A: Yes, diverse and rich input means we can render diverse outputs because the brain is so plastic. If you use one specific sense a lot it takes up more space, but if you don’t use some senses very much (like tactile features for instance) they will take up less space and the synapses get weaker. For us being parents, it’s really difficult to imagine what the future will be like for our child and how their senses will evolve with all the digital developments. Also since all the schools of today are decreasing those tactile and hands-on courses in schools, which is super sad we think.

T: Actually the latest thing I heard is that now they are putting a lot of money into bringing back physical learning – at least in Sweden. That said, kids are really pro at using all senses at once, right? At the dinner table; smelling, tasting, throwing things around, touching everything. They know how to do it.

A: Although we are a bit concerned about the development away from tactility, the human brain is so adaptive that we might be able to enhance something through technology. Maybe we haven’t yet reached our full capacity of sensing the world, so as technology develops we might actually expand our sensory horizon.

You’ve brought up your family (which also featured in your talk at the Tangle) and how this embodied, intimate relationship manifests within the physical space of your home. You’re examining the tactility of home through Royal Chambers, but what do you think about relationship structures within a digital space? Often in popular culture we see digital>physical relationships depicted as humanoid robots interacting with, and making friends with human characters, but your space isn’t humanoid- it’s something ‘other’. 

T: According to Deborah Gordon, the ant researcher, the internet has such a big impact on our lives not because it is huge, but because you can make so many personal connections. You can build your own little network and really flourish. This is amazing – but there is also the risk that since you can always find your “people” online somewhere, you think you don’t need to connect to the people in your direct physical surroundings and perhaps that’s not the best thing either. We still have to live and interact with the people around us, we still need to take the bus.

A: Thinking about our own community and network, we’re at home on the internet. Our practice is on social media, where we can share with our peers and show our work, to find connections and relations in our field. This is super important to us. With that said, we know that we are under the tech giants spell, we are almost entirely reliant on them. It does connect us, and it does put a lot of great opportunities within reach, but it it’s downsides. The way the internet and social media works means that you have to follow their way of showing your stuff. Instagram reels require our work to be snappy to get attention. We are noticing how we sometimes adjust our work to fit their format, which is kind of problematic. And if we were to talk about the ownership side of things, it’s mind-blowing that we even put our work in the hands of the tech giants. They own it because we post it there. The algorithm and the tech giants are actually shaping all of us who are using their platforms, without us thinking about it. It is both good and bad.

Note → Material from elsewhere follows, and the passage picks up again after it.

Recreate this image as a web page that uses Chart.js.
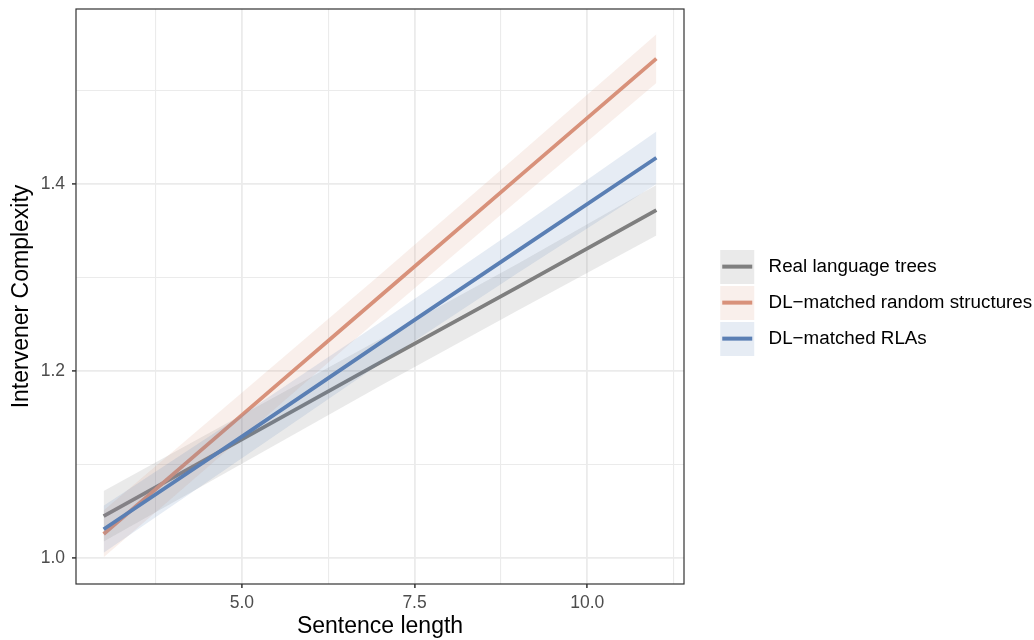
<!DOCTYPE html>
<html>
<head>
<meta charset="utf-8">
<script src="https://cdn.jsdelivr.net/npm/chart.js@4.4.1/dist/chart.umd.min.js"></script>
<style>
  html, body { margin: 0; padding: 0; background: #ffffff; }
  #wrap { width: 1034px; height: 640px; position: relative; }
</style>
</head>
<body>
<div id="wrap"><canvas id="c" width="1034" height="640"></canvas></div>
<script>
// ---- data ----
const sentenceLength = [3, 5, 7, 9, 11];

const seriesNames = ['Real language trees', 'DL\u2212matched random structures', 'DL\u2212matched RLAs'];

const realFit   = [1.045, 1.127, 1.209, 1.290, 1.372];
const realLower = [1.018, 1.101, 1.184, 1.265, 1.345];
const realUpper = [1.072, 1.153, 1.234, 1.315, 1.399];

const randFit   = [1.026, 1.153, 1.280, 1.407, 1.534];
const randLower = [1.001, 1.129, 1.257, 1.383, 1.508];
const randUpper = [1.051, 1.177, 1.303, 1.431, 1.560];

const rlaFit    = [1.031, 1.130, 1.230, 1.329, 1.428];
const rlaLower  = [1.006, 1.107, 1.208, 1.305, 1.400];
const rlaUpper  = [1.056, 1.153, 1.252, 1.353, 1.456];

const xMajorTicks = [5, 7.5, 10];
const xMinorTicks = [3.75, 6.25, 8.75, 11.25];
const yMajorTicks = [1.0, 1.2, 1.4];
const yMinorTicks = [1.1, 1.3, 1.5];

const xTitle = 'Sentence length';
const yTitle = 'Intervener Complexity';

// ---- styles ----
const lineColors = ['#7f7f7f', '#d8917a', '#5a7fb4'];
const bandColors = ['rgba(127,127,127,0.16)', 'rgba(216,145,122,0.15)', 'rgba(90,127,180,0.15)'];
const FONT = "'Liberation Sans', Arial, Helvetica, sans-serif";
Chart.defaults.font.family = FONT;

function pts(ys) { return sentenceLength.map((x, i) => ({x: x, y: ys[i]})); }

function makeKey(lineCol, bandCol) {
  const W = 58, H = 34;
  const cv = document.createElement('canvas');
  cv.width = W; cv.height = H;
  const g = cv.getContext('2d');
  const kl = W - 5 - 34;
  g.fillStyle = '#ffffff';
  g.fillRect(kl, 0, 34, 34);
  g.fillStyle = bandCol;
  g.fillRect(kl, 0, 34, 34);
  g.fillStyle = lineCol;
  g.fillRect(kl + 2, 15, 30, 4);
  return cv;
}
const keys = [0, 1, 2].map(i => makeKey(lineColors[i], bandColors[i]));

const fits = [realFit, randFit, rlaFit];
const lowers = [realLower, randLower, rlaLower];
const uppers = [realUpper, randUpper, rlaUpper];

const datasets = [];
for (let s = 0; s < 3; s++) {
  const base = datasets.length;
  const ord = (2 - s) * 2; // later series drawn on top
  datasets.push({
    label: '_band_upper_' + s, data: pts(uppers[s]), borderWidth: 0, pointRadius: 0,
    borderColor: 'rgba(0,0,0,0)', backgroundColor: bandColors[s], fill: false, order: ord + 1
  });
  datasets.push({
    label: '_band_lower_' + s, data: pts(lowers[s]), borderWidth: 0, pointRadius: 0,
    borderColor: 'rgba(0,0,0,0)', backgroundColor: bandColors[s], fill: {target: base}, order: ord + 1
  });
  datasets.push({
    label: seriesNames[s], data: pts(fits[s]), borderColor: lineColors[s], backgroundColor: lineColors[s],
    borderWidth: 3.8, pointRadius: 0, fill: false, order: ord, pointStyle: keys[s], tension: 0
  });
}

const isMajor = (arr, v) => arr.some(m => Math.abs(m - v) < 1e-9);

const panelBorder = {
  id: 'panelBorder',
  beforeUpdate(chart) {
    const lg = chart.legend;
    if (lg && !lg._fixedWidth) {
      const f = lg.fit;
      lg.fit = function () { f.call(this); this.width = 350; };
      lg._fixedWidth = true;
    }
  },
  afterLayout(chart) {
    const lg = chart.legend;
    if (lg) { const h = lg.bottom - lg.top; lg.top = 240; lg.bottom = 240 + h; }
  },
  afterDraw(chart) {
    const a = chart.chartArea, ctx = chart.ctx;
    ctx.save();
    ctx.strokeStyle = '#333333';
    ctx.lineWidth = 1.2;
    ctx.strokeRect(a.left, a.top, a.right - a.left, a.bottom - a.top);
    ctx.restore();
  }
};

new Chart(document.getElementById('c'), {
  type: 'line',
  data: { datasets: datasets },
  options: {
    responsive: false,
    animation: false,
    layout: { padding: { top: 9, left: 0, right: 0, bottom: 0 } },
    plugins: {
      tooltip: { enabled: false },
      legend: {
        position: 'right',
        align: 'start',
        labels: {
          filter: item => !item.text.startsWith('_band'),
          sort: (a, b) => a.datasetIndex - b.datasetIndex,
          usePointStyle: true,
          pointStyleWidth: 58,
          padding: 17.2,
          color: '#000000',
          font: { size: 18.8, family: FONT }
        }
      }
    },
    scales: {
      x: {
        type: 'linear',
        min: 2.6, max: 11.4,
        afterFit: s => { s.height = 56; s.paddingLeft = 0; s.paddingRight = 0; },
        afterBuildTicks: s => { s.ticks = xMinorTicks.concat(xMajorTicks).sort((a, b) => a - b).map(v => ({value: v})); },
        ticks: {
          autoSkip: false, maxRotation: 0, padding: 5, color: '#4d4d4d',
          font: { size: 17.5 },
          callback: v => isMajor(xMajorTicks, v) ? v.toFixed(1) : ''
        },
        grid: {
          color: '#ebebeb',
          lineWidth: c => isMajor(xMajorTicks, c.tick.value) ? 1.8 : 1.1,
          tickLength: 4,
          tickColor: c => isMajor(xMajorTicks, c.tick.value) ? '#333333' : 'rgba(0,0,0,0)',
          tickWidth: 1.5
        },
        border: { display: false },
        title: { display: true, text: xTitle, color: '#000000', font: { size: 23 }, padding: { top: 0, bottom: 0 } }
      },
      y: {
        type: 'linear',
        min: 0.9725, max: 1.587,
        afterFit: s => { s.width = 76; s.paddingTop = 0; s.paddingBottom = 0; },
        afterBuildTicks: s => { s.ticks = yMinorTicks.concat(yMajorTicks).sort((a, b) => a - b).map(v => ({value: v})); },
        ticks: {
          autoSkip: false, padding: 7, color: '#4d4d4d',
          font: { size: 17.5 },
          callback: v => isMajor(yMajorTicks, v) ? v.toFixed(1) : ''
        },
        grid: {
          color: '#ebebeb',
          lineWidth: c => isMajor(yMajorTicks, c.tick.value) ? 1.8 : 1.1,
          tickLength: 4,
          tickColor: c => isMajor(yMajorTicks, c.tick.value) ? '#333333' : 'rgba(0,0,0,0)',
          tickWidth: 1.5
        },
        border: { display: false },
        title: { display: true, text: yTitle, color: '#000000', font: { size: 23 }, padding: { top: 8, bottom: 0 } }
      }
    }
  },
  plugins: [panelBorder]
});
</script>
</body>
</html>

T: Social media are incredible tools. But it is weird that their creators are in a totally different place in the world, in a different category of wealth and position in society. It would be amazing if the Danish state had a similar platform or tool [like instagram] where we could present our things. 

Seeing your films on the big screen in Copenhagen was amazing, because we often get so used to seeing them on a phone screen, or a laptop, or an instagram feed. It made me wonder; what is the way that you want your works to be consumed? You’ve got this book now with AR, you’ve got the exhibitions, but with your digital works; what is your dream for how we could consume them? 

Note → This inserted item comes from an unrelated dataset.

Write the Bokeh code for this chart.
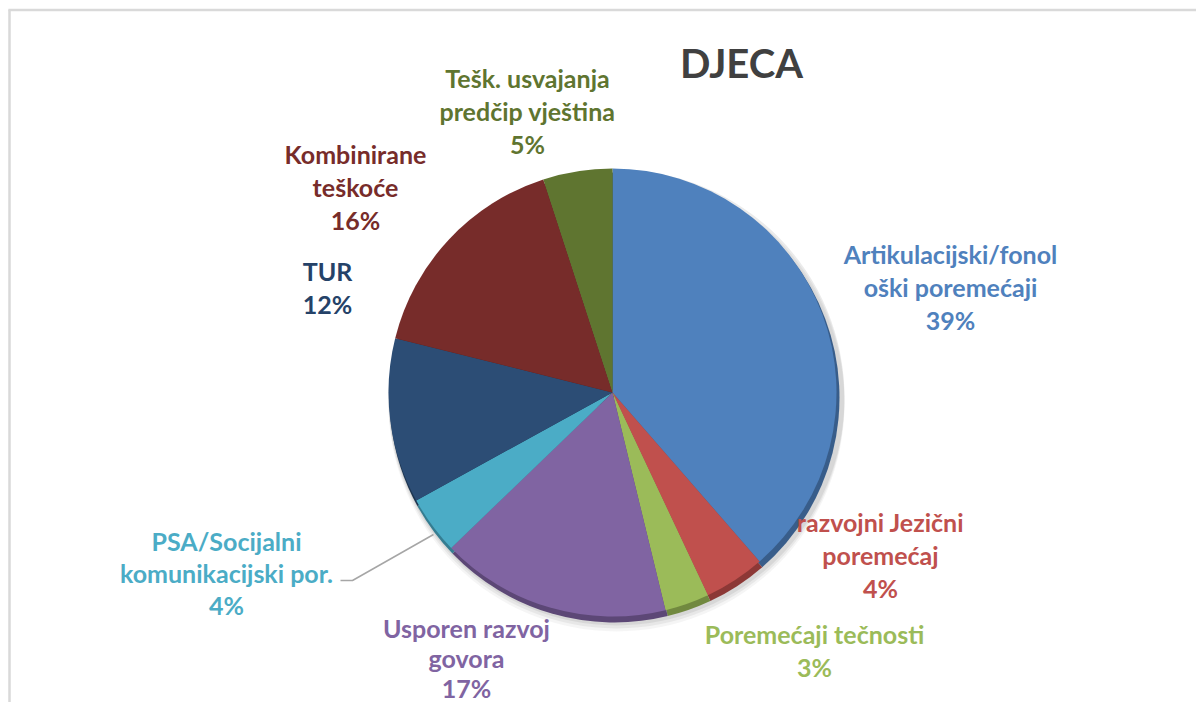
import math
from bokeh.plotting import figure
from bokeh.models import ColumnDataSource, Range1d
from bokeh.core.properties import value
from bokeh.embed import file_html
from bokeh.resources import INLINE

# ---- data ----
categories = [
    "Artikulacijski/fonol\noški poremećaji",
    "razvojni Jezični\nporemećaj",
    "Poremećaji tečnosti",
    "Usporen razvoj\ngovora",
    "PSA/Socijalni\nkomunikacijski por.",
    "TUR",
    "Kombinirane\nteškoće",
    "Tešk. usvajanja\npredčip vještina",
]
shares = [38.6, 4.4, 3.2, 16.6, 4.2, 11.9, 16.1, 5.0]
slice_colors = ["#4F81BD", "#C0504D", "#9BBB59", "#8064A2",
                "#4BACC6", "#2C4D75", "#772C2A", "#5F7530"]
rim_colors = ["#385D8A", "#8C3836", "#71893F", "#5C4776",
              "#357D91", "#1E3550", "#521E1D", "#415021"]
label_colors = ["#4F81BD", "#C0504D", "#9BBB59", "#8064A2",
                "#4BACC6", "#254268", "#772C2A", "#5F7530"]
title_text = "DJECA"

# ---- layout (screen pixels) ----
W, H = 1196, 702
def X(sx):
    return sx
def Y(sy):
    return H - sy

label_pos = [  # centre x, first line centre y, line step (screen)
    (950, 253, 33), (880, 521, 33), (814, 633, 33), (466, 627, 30),
    (226, 540, 32), (327, 270, 33), (355, 153, 33), (527, 77, 33),
]
font = "Lato"

p = figure(width=W, height=H, output_backend="svg", toolbar_location=None,
           x_range=Range1d(0, W), y_range=Range1d(0, H), min_border=0)
p.axis.visible = False
p.grid.visible = False
p.outline_line_color = None
p.background_fill_color = "white"
p.border_fill_color = "white"

# frame border (top & left visible)
p.line([X(8), X(1204)], [Y(9.5), Y(9.5)], line_color="#d9d9d9", line_width=2.5)
p.line([X(9), X(9)], [Y(9), Y(710)], line_color="#d9d9d9", line_width=2.5)

# pie geometry
cx, cy, r = X(612), Y(392), 224
total = sum(shares)
starts, ends = [], []
acc = 0.0
for s in shares:
    starts.append(math.pi / 2 - 2 * math.pi * acc / total)
    acc += s
    ends.append(math.pi / 2 - 2 * math.pi * acc / total)

src = ColumnDataSource(dict(start=starts, end=ends, color=slice_colors,
                            rim=rim_colors, cat=categories, share=shares))

# soft shadow
for off, a in [(11, 0.10), (8, 0.15), (5, 0.2)]:
    p.wedge(x=cx + 4, y=cy - off, radius=r + 4, start_angle=0, end_angle=2 * math.pi,
            fill_color="#9a9a9a", fill_alpha=a, line_color=None)
# rim (3D thickness)
p.wedge(x=cx + 2, y=cy - 5, radius=r + 1, start_angle="start", end_angle="end",
        direction="clock", fill_color="rim", line_color=None, source=src)
# face
p.wedge(x=cx, y=cy, radius=r, start_angle="start", end_angle="end",
        direction="clock", fill_color="color", line_color=None, source=src)

# leader line for PSA label
p.line([X(340), X(352), X(433)], [Y(580), Y(580), Y(534)],
       line_color="#a6a6a6", line_width=1.5)

# labels
tx, ty, tt, tc = [], [], [], []
for cat, sh, (lx, ly, step), col in zip(categories, shares, label_pos, label_colors):
    lines = cat.split("\n") + ["%d%%" % round(sh)]
    for i, ln in enumerate(lines):
        tx.append(X(lx)); ty.append(Y(ly + i * step)); tt.append(ln); tc.append(col)
p.text(x=tx, y=ty, text=tt, text_color=tc, text_font=value(font),
       text_font_style="bold", text_font_size="25px",
       text_align="center", text_baseline="middle")

# title
p.text(x=[X(741)], y=[Y(62)], text=[title_text], text_color="#404040",
       text_font=value(font), text_font_style="bold", text_font_size="40px",
       text_align="center", text_baseline="middle")

open("out.html", "w").write(file_html(p, INLINE))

T: It’s really nice to try out new ways of bringing our work to life. It was great when we had the exhibition because you can get really nerdy. The optimal presentation is in a space when you can decide where all things are placed, perhaps even including smells – everything. 

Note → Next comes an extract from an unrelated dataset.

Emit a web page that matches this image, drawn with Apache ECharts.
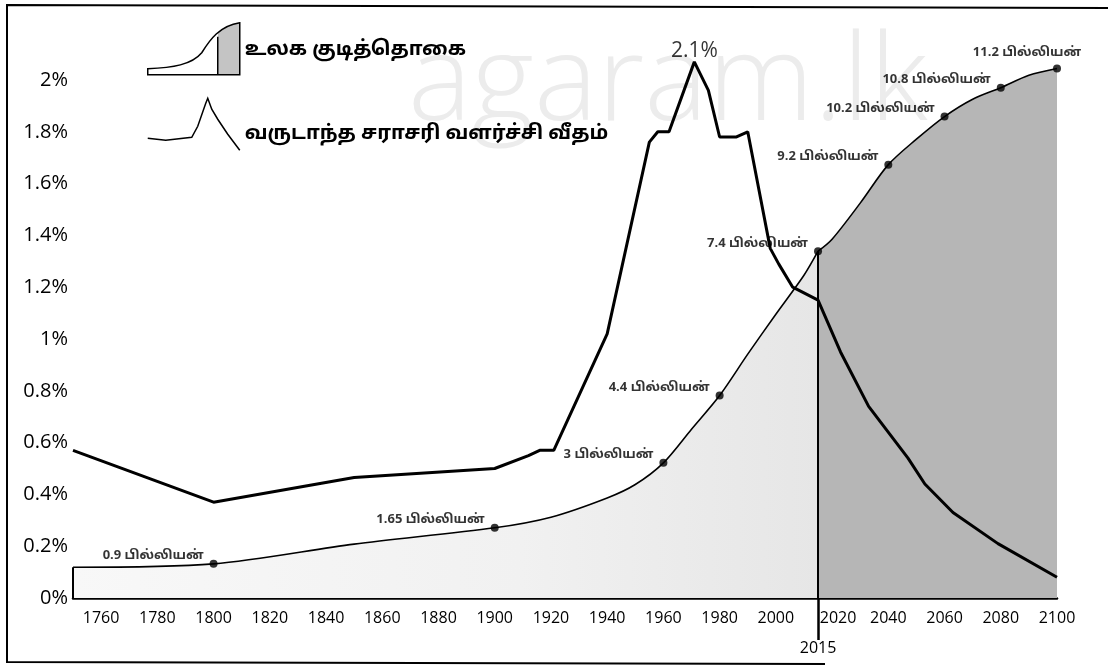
<!DOCTYPE html>
<html>
<head>
<meta charset="utf-8">
<title>உலக குடித்தொகை</title>
<script src="https://cdn.jsdelivr.net/npm/echarts@6/dist/echarts.min.js"></script>
<style>
  html, body { margin: 0; padding: 0; background: #fff; }
  #chart { width: 1108px; height: 667px; }
</style>
</head>
<body>
<div id="chart"></div>
<script>
// வருடாந்த சராசரி வளர்ச்சி வீதம் (%)
var rateYears  = [1750, 1800, 1850, 1900, 1912, 1916, 1921, 1940, 1955, 1958, 1962, 1971, 1976, 1980, 1986, 1990, 1998, 2001, 2006, 2015, 2023, 2033, 2047, 2053, 2063, 2079, 2100];
var rateValues = [0.57, 0.37, 0.465, 0.50, 0.55, 0.57, 0.57, 1.02, 1.76, 1.8, 1.8, 2.07, 1.96, 1.78, 1.78, 1.8, 1.35, 1.29, 1.2, 1.15, 0.95, 0.74, 0.54, 0.44, 0.33, 0.21, 0.08];
var peakText = '2.1%';

// உலக குடித்தொகை (billions) - curve
var popYears  = [1750, 1800, 1850, 1900, 1920, 1940, 1950, 1960, 1970, 1980, 1990, 2000, 2010, 2015, 2020, 2030, 2040, 2050, 2060, 2070, 2080, 2090, 2100];
var popValues = [0.83, 0.9, 1.31, 1.65, 1.87, 2.27, 2.55, 3, 3.7, 4.4, 5.26, 6.09, 6.9, 7.4, 7.65, 8.4, 9.2, 9.73, 10.2, 10.56, 10.8, 11.06, 11.2];

// labelled points
var markYears  = [1800, 1900, 1960, 1980, 2015, 2040, 2060, 2080, 2100];
var markValues = [0.9, 1.65, 3, 4.4, 7.4, 9.2, 10.2, 10.8, 11.2];

var xTicks = [1760, 1780, 1800, 1820, 1840, 1860, 1880, 1900, 1920, 1940, 1960, 1980, 2000, 2020, 2040, 2060, 2080, 2100];
var splitYear = 2015;

var popName = 'உலக குடித்தொகை';
var rateName = 'வருடாந்த சராசரி வளர்ச்சி வீதம்';
var tamilFont = '"Noto Sans Tamil", "Lohit Tamil", "Noto Sans", sans-serif';
var numFont = '"Open Sans", "Noto Sans", sans-serif';

// hidden population axis range (schematic scale of the original)
var popMin = 0.19, popMax = 10.96;

var lightPop = [], darkPop = [];
popYears.forEach(function (y, i) {
	if (y <= splitYear) lightPop.push([y, popValues[i]]);
	if (y >= splitYear) darkPop.push([y, popValues[i]]);
});
function popAt(year) { return popValues[popYears.indexOf(year)]; }
function edge(year) { return [{coord: [year, popAt(year)]}, {coord: [year, popMin]}]; }

var rateData = rateYears.map(function (y, i) { return [y, rateValues[i]]; });
var peakIdx = rateValues.indexOf(Math.max.apply(null, rateValues));

var markData = markYears.map(function (y, i) {
	var d = {value: [y, markValues[i]]};
	if (i === markYears.length - 1) {
		d.label = {position: 'top', offset: [-30, 0], distance: 5};
	}
	return d;
});

var chart = echarts.init(document.getElementById('chart'));
chart.setOption({
	animation: false,
	backgroundColor: '#fff',
	grid: {left: 73, right: 51, top: 80, bottom: 69},
	legend: {
		orient: 'vertical',
		left: 142,
		top: 17,
		itemWidth: 92,
		itemHeight: 52,
		itemGap: 22,
		selectedMode: false,
		formatter: function (name) {
			return name === rateName ? '{low|' + name + '}' : '{up|' + name + '}';
		},
		textStyle: {
			fontFamily: tamilFont, fontSize: 20, fontWeight: 'bold', color: '#000',
			rich: {
				up: {fontFamily: tamilFont, fontSize: 20, fontWeight: 'bold', color: '#000', padding: [5, 0, 0, 0]},
				low: {fontFamily: tamilFont, fontSize: 20, fontWeight: 'bold', color: '#000', padding: [22, 0, 0, 0]}
			}
		},
		data: [
			{
				name: popName,
				icon: 'path://M0,52 L0,46 C25,45 44,42 54,30 C62,17 72,3 92,0 L92,52 Z M70,14 L70,52',
				itemStyle: {
					color: new echarts.graphic.LinearGradient(0, 0, 1, 0, [
						{offset: 0, color: '#fff'}, {offset: 0.76, color: '#fff'},
						{offset: 0.76, color: '#c4c4c4'}, {offset: 1, color: '#c4c4c4'}
					]),
					borderColor: '#000',
					borderWidth: 1.5
				}
			},
			{
				name: rateName,
				icon: 'path://M0,40 L18,42 L44,39 L50,28 L58,5 L60,0 L64,11 L70,21 L80,36 L92,52',
				itemStyle: {color: 'rgba(0,0,0,0)', borderColor: '#000', borderWidth: 1.5}
			}
		]
	},
	graphic: [
		{
			type: 'text', left: 408, top: 26, z: 0, silent: true,
			style: {text: 'agaram.lk', fontSize: 120, fontFamily: numFont, fontWeight: 300, fill: '#ececec'}
		},
		{
			type: 'polyline', z: 10, silent: true,
			shape: {points: [[825, 664], [7, 662], [7, 5], [1108, 8]]},
			style: {stroke: '#000', lineWidth: 2, fill: null}
		}
	],
	xAxis: {
		type: 'value',
		min: 1750,
		max: 2100,
		splitLine: {show: false},
		axisLine: {lineStyle: {color: '#000', width: 2.5}},
		axisTick: {show: true, customValues: [splitYear], length: 42, lineStyle: {color: '#000', width: 2.5}},
		axisLabel: {
			customValues: xTicks.concat([splitYear]),
			color: '#000',
			fontSize: 16,
			fontFamily: numFont,
			margin: 12,
			formatter: function (v) {
				if (v === splitYear) return '{low|' + v + '}';
				if (v === 2020) return '{shift|' + v + '}';
				return String(v);
			},
			rich: {
				low: {fontSize: 16, fontFamily: numFont, color: '#000', padding: [30, 0, 0, 0]},
				shift: {fontSize: 16, fontFamily: numFont, color: '#000', padding: [0, 0, 0, 12]}
			}
		}
	},
	yAxis: [
		{
			type: 'value',
			min: 0,
			max: 2,
			interval: 0.2,
			splitLine: {show: false},
			axisLine: {show: false},
			axisTick: {show: false},
			axisLabel: {formatter: '{value}%', color: '#000', fontSize: 20, fontFamily: numFont, margin: 5}
		},
		{type: 'value', min: popMin, max: popMax, show: false, splitLine: {show: false}}
	],
	series: [
		{
			name: popName,
			type: 'line',
			yAxisIndex: 1,
			data: lightPop,
			smooth: 0.3,
			showSymbol: false,
			clip: false,
			z: 1,
			lineStyle: {color: '#000', width: 1.6},
			itemStyle: {color: '#000'},
			areaStyle: {
				origin: 'start',
				opacity: 1,
				color: new echarts.graphic.LinearGradient(0, 0, 1, 0, [
					{offset: 0, color: '#f8f8f8'}, {offset: 0.6, color: '#f1f1f1'}, {offset: 1, color: '#e6e6e6'}
				])
			},
			markLine: {
				silent: true, symbol: ['none', 'none'], label: {show: false},
				lineStyle: {color: '#000', width: 2, type: 'solid'},
				data: [edge(1750)]
			}
		},
		{
			name: popName,
			type: 'line',
			yAxisIndex: 1,
			data: darkPop,
			smooth: 0.3,
			showSymbol: false,
			clip: false,
			z: 1,
			lineStyle: {color: '#000', width: 1.6},
			itemStyle: {color: '#000'},
			areaStyle: {origin: 'start', color: '#b6b6b6', opacity: 1},
			markLine: {
				silent: true, symbol: ['none', 'none'], label: {show: false},
				lineStyle: {color: '#000', width: 2, type: 'solid'},
				data: [edge(splitYear), edge(2100)]
			}
		},
		{
			name: rateName,
			type: 'line',
			yAxisIndex: 0,
			data: rateData,
			showSymbol: false,
			clip: false,
			z: 4,
			lineStyle: {color: '#000', width: 3},
			itemStyle: {color: '#000'}
		},
		{
			name: 'peak',
			type: 'scatter',
			yAxisIndex: 0,
			data: [rateData[peakIdx]],
			symbolSize: 0,
			clip: false,
			z: 5,
			label: {show: true, position: 'top', distance: 0, formatter: peakText, color: '#000', fontSize: 21, fontFamily: numFont}
		},
		{
			name: 'milestones',
			type: 'scatter',
			yAxisIndex: 1,
			data: markData,
			symbolSize: 8,
			clip: false,
			z: 5,
			itemStyle: {color: '#000'},
			label: {
				show: true,
				position: 'left',
				distance: 6,
				offset: [0, -7],
				color: '#000',
				fontSize: 13,
				fontWeight: 'bold',
				fontFamily: tamilFont,
				formatter: function (p) { return p.value[1] + ' பில்லியன்'; }
			}
		}
	]
});
</script>
</body>
</html>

A: Basically our goal is to work more immersively. In this field, technology is so expensive so this usually limits us in certain ways. But we love it when your whole body can meet the digital- this full body immersive experience beyond the screen.

T: The presentation is always the trickier part, but we do see so much potential in these things. The work is on a whole other level when it’s on a bigger screen or space that’s not the usual social media format.

A: In autumn we are doing a VR installation, and even though VR has been a bit dead in the past couple of years I think it will have a resurgence – we’re excited to dig into this field again. 

You work across scales of collaboration; you’ve had your book where you worked with researchers and writers, you’ve had your client based work – but on its most basic level your collaboration is first and foremost as a couple. Can you tell us a little more about the mechanics of that collaboration and how it works for you?

A: Yes, we are partners, both in private and in work. Obviously, there are pros and cons – it is very safe and nice to work with someone who knows you completely. Someone who knows how I think, what I need and what I’m capable of, when to push, and when to help. That’s super comfortable, so I can be myself – and can feel safe to think big. I feel like if I say something, I won’t be judged, so I can just be honest. I think the reason why we work so well together is that we started to collaborate quite early on in our relationship, whilst helping each other with school projects. We noticed that ideas became catalysed when we worked together and we enhanced each other in a way.

T: It’s also a little bit like what I said earlier about the internet: it’s our own little safe space, we don’t have to deal with an annoying boss. But it’s almost too easy – hiding from reality and other people a bit. So we also really enjoy it when we have to work with others.

A: Yes, we work so much together that we almost become one person, one entity that needs to get challenged by someone else. So when you meet a colleague or a person or a collaborator you have to express yourself in different ways because they don’t know you, or how you think and feel. You have to evaluate yourself all the time. That’s something we have to implement more, the evaluation part. It’s why we do talks, and give lectures, and have these moments where we go “okay, what do we actually mean here?”

Bijan and Maša both spoke about how they keep an ear to the ground about what’s happening in their local neighbourhoods, their physical neighbourhood where they live and work. Do you have anything that is happening in your hometown, or something happening in Copenhagen right now that you want to share?

A: They’re about to release the new lambs to pasture! Every spring the farmers let out the sheep and the lambs to our local green area – it’s very cute.

T: We live on the outskirts of the city and because we’re afraid of becoming isolated we’re actually quite good at attending our neighbourly meetings, and summer parties. I think it’s important to do this kind of thing, to ground ourselves a little bit. You don’t do it because you want to, necessarily, but because you need to- but then afterwards you are happy that you did it.